24th Permanent Representative of Colombia to the United Nations
- In office 18 September 1998 – 14 January 2003
- President: Andrés Pastrana
- Preceded by: Julio Londoño
- Succeeded by: María Ángela Holguín

2nd Attorney General of Colombia
- In office 17 August 1994 – 8 May 1997
- Nominated by: César Gaviria
- Preceded by: Gustavo de Greiff
- Succeeded by: Alfonso Gómez Méndez

Colombia Ambassador to Israel
- In office 1 February 1992 – 20 March 1993
- President: César Gaviria
- Succeeded by: Patricio Samper

Minister of National Education
- In office 16 August 1990 – 16 November 1991
- President: Virgilio Barco Vargas
- Preceded by: Manuel Becerra
- Succeeded by: Carlos Holmes Trujillo

Member of the Chamber of Representatives
- In office 20 July 1982 – 20 July 1986
- Constituency: Santander

Personal details
- Born: Alfonso Valdivieso Sarmiento 2 October 1949 (age 76) Bucaramanga, Santander, Colombia
- Party: Radical Change (2006-present)
- Other political affiliations: Liberal New Liberalism
- Spouse: Marta Cecilia León (1983-present)
- Relations: Luis Carlos Galán (cousin)
- Children: Sergio Valdivieso Camilo Valdivieso
- Alma mater: Pontifical Xavierian University (LLB) Boston University (MA)
- Profession: Lawyer, Economist

= Alfonso Valdivieso =

Colombian lawyer and politician

Alfonso Valdivieso Sarmiento (born 2 October 1949) is a Colombian lawyer and politician.

==Biography==
Alfonso Sarmiento was born in Bucaramanga, Santander to Roberto Valdivieso Serrano and Mercedes Sarmiento Suárez. He attended Divino Niño school and San Pedro Claver school. After graduating from Instituto Tecnológico Santandereano, he moved to Bogotá. He attended Pontifical Xavierian University where he graduated in Law with a concentration in Socio-Political Sciences.
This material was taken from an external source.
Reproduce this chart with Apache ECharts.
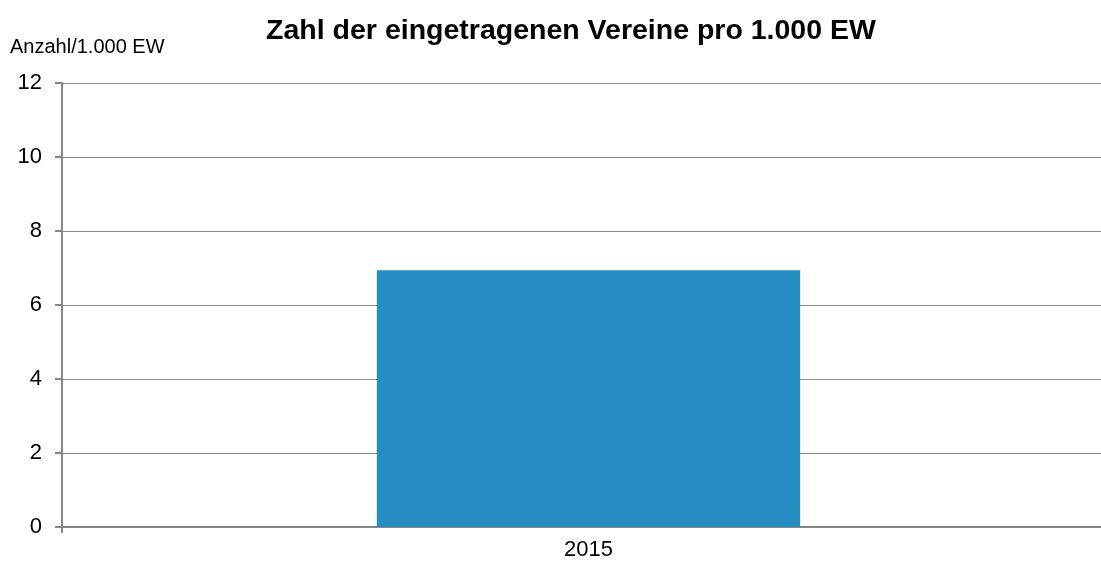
<!DOCTYPE html>
<html>
<head>
<meta charset="utf-8">
<script src="https://cdn.jsdelivr.net/npm/echarts@6/dist/echarts.min.js"></script>
<style>
  html, body { margin: 0; padding: 0; background: #fff; }
  #chart { width: 1101px; height: 562px; }
</style>
</head>
<body>
<div id="chart"></div>
<script>
// Daten
var years = ['2015'];
var vereineProEW = [6.94];
var yTicks = { min: 0, max: 12, interval: 2 };

var chart = echarts.init(document.getElementById('chart'));
var option = {
  animation: false,
  textStyle: { fontFamily: 'Liberation Sans, Arial, sans-serif' },
  title: {
    text: 'Zahl der eingetragenen Vereine pro 1.000 EW',
    left: 566,
    top: 12,
    textAlign: 'center',
    textStyle: {
      fontSize: 28.5,
      fontWeight: 'bold',
      color: '#000',
      fontFamily: 'Liberation Sans, Arial, sans-serif'
    }
  },
  grid: {
    left: 62,
    right: -14,
    top: 83,
    bottom: 35,
    containLabel: false,
    outerBoundsMode: 'none'
  },
  xAxis: {
    type: 'category',
    data: years,
    axisLine: { lineStyle: { color: '#868686', width: 2 } },
    axisTick: { show: true, length: 6, lineStyle: { color: '#868686', width: 2 } },
    axisLabel: { color: '#000', fontSize: 22, margin: 12 }
  },
  yAxis: {
    type: 'value',
    min: yTicks.min,
    max: yTicks.max,
    interval: yTicks.interval,
    name: 'Anzahl/1.000 EW',
    nameLocation: 'end',
    nameGap: 26,
    nameTextStyle: { color: '#000', fontSize: 20, align: 'left', padding: [0, 0, 0, -52] },
    axisLine: { show: true, lineStyle: { color: '#868686', width: 2 } },
    axisTick: { show: true, length: 7, lineStyle: { color: '#868686', width: 2 } },
    axisLabel: { color: '#000', fontSize: 22, margin: 20 },
    splitLine: { lineStyle: { color: '#8c8c8c', width: 1 } }
  },
  series: [{
    type: 'bar',
    data: vereineProEW,
    barWidth: '40.2%',
    itemStyle: { color: '#268ec3' }
  }]
};
chart.setOption(option);
</script>
</body>
</html>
Afterwards he moved to the United States where he received a Master of Arts in Global Development Economics (MA GDE) from Boston University, and advanced studies in Urban and Regional Development at Toronto University.
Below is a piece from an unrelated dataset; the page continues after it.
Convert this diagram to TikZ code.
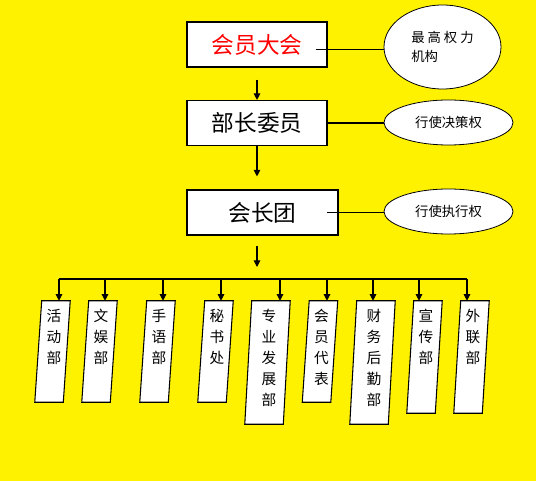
\documentclass[tikz,border=0pt]{standalone}
\usepackage{fontspec}
\setmainfont{Noto Sans CJK SC}
\usetikzlibrary{shapes.geometric,arrows.meta}

\begin{document}
\begin{tikzpicture}[x=0.75pt, y=-0.75pt,
    box/.style={rectangle, draw, fill=white, line width=0.8pt, inner sep=0pt, minimum width=105pt, minimum height=33.75pt, font=\fontsize{17}{20}\selectfont},
    oval/.style={ellipse, draw, fill=white, line width=0.6pt, inner sep=0pt, align=left, minimum width=96.75pt, minimum height=33.75pt, font=\fontsize{10}{14.25}\selectfont},
    lean/.store in=\deptlean, lean=2.6pt,
    dept/.style={rectangle, inner sep=0pt, minimum width=21pt, minimum height=75.75pt,
      append after command={\pgfextra{\draw[fill=white, line width=0.8pt]
        ([xshift=\deptlean]\tikzlastnode.north west) -- ([xshift=\deptlean]\tikzlastnode.north east)
        -- ([xshift=-\deptlean]\tikzlastnode.south east) -- ([xshift=-\deptlean]\tikzlastnode.south west) -- cycle;}}},
    lab/.style={anchor=north, align=center, inner sep=0pt, xshift=1pt, yshift=-6pt, font=\fontsize{11}{15.75}\selectfont},
    arr/.style={-{Triangle[width=5pt, length=5pt]}, line width=0.8pt}]

    % Background
    \fill[yellow] (0,0) rectangle (536,481);
    \useasboundingbox (0,0) rectangle (536,481);

    % Nodes
    \node[box, text=red] at (257,44.5) (hy) {会员大会};
    \node[box] at (257,123) (bz) {部长委员};
    \node[box, minimum width=113.25pt] at (262.5,212.5) (hz) {会长团};

    \node[oval, minimum width=87.75pt, minimum height=63pt] at (442.5,47) (q1) {最 高 权 力\\机构};
    \node[oval] at (448.5,122.5) (q2) {行使决策权};
    \node[oval] at (448.5,211.5) (q3) {行使执行权};

    \coordinate (bus) at (257,279);

    \node[dept, label={[lab]north:{活\\动\\部}}] at (52.5,351.5) (d1) {};
    \node[dept, label={[lab]north:{文\\娱\\部}}] at (99.5,351.5) (d2) {};
    \node[dept, label={[lab]north:{手\\语\\部}}] at (157.5,351.5) (d3) {};
    \node[dept, label={[lab]north:{秘\\书\\处}}] at (215.5,351.5) (d4) {};
    \node[dept, lean=3.4pt, minimum width=28.5pt, minimum height=92.25pt, label={[lab]north:{专\\业\\发\\展\\部}}] at (267.5,362.5) (d5) {};
    \node[dept, label={[lab]north:{会\\员\\代\\表}}] at (320,351.5) (d6) {};
    \node[dept, lean=3.4pt, minimum width=28.5pt, minimum height=92.25pt, label={[lab]north:{财\\务\\后\\勤\\部}}] at (372.5,362.5) (d7) {};
    \node[dept, minimum height=84pt, label={[lab]north:{宣\\传\\部}}] at (424.5,357) (d8) {};
    \node[dept, minimum height=84pt, label={[lab]north:{外\\联\\部}}] at (471.5,357) (d9) {};

    % Connectors
    \draw[line width=0.8pt] ([shift={(-12,5)}]hy.east) coordinate (l1) -- (l1 -| q1.west);
    \draw[line width=0.8pt] (bz.east) -- (bz.east -| q2.west);
    \draw[line width=0.8pt] ([xshift=-9pt]hz.east) -- (hz.east -| q3.west);

    \draw[arr, shorten <=9pt] (hy.south) -- (bz.north);
    \draw[arr, shorten >=9.75pt] (bz.south) -- (hz.north -| bz.south);
    \draw[arr, shorten <=7.5pt, shorten >=9pt] (hz.south -| bus) -- (bus);

    \draw[line width=0.8pt] (bus -| 59,0) -- (bus -| 467,0);
    \foreach \n/\x in {d1/59, d2/105, d3/163, d4/221, d5/280, d6/327, d7/373, d8/419, d9/467}
      \draw[arr] (bus -| \x,0) -- (\n.north -| \x,0);

\end{tikzpicture}
\end{document}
He is the cousin of the late liberal leader Luis Carlos Galán, who was assassinated when he was 39 years old and relative of politicians Juan Manuel Galán, Carlos Fernando Galán and, Claudio Galán.

==Political and diplomatic career==
As the 2nd Attorney General of Colombia, he brought charges and stood against the administration of Ernesto Samper Pizano during the Proceso 8000. He served as the 24th Permanent Representative of Colombia to the United Nations and as Ambassador of Colombia to Israel. A Radical Change party politician, he was elected Representative and Senator in the Congress of Colombia, and served as Minister of National Education under the administration of Virgilio Barco Vargas.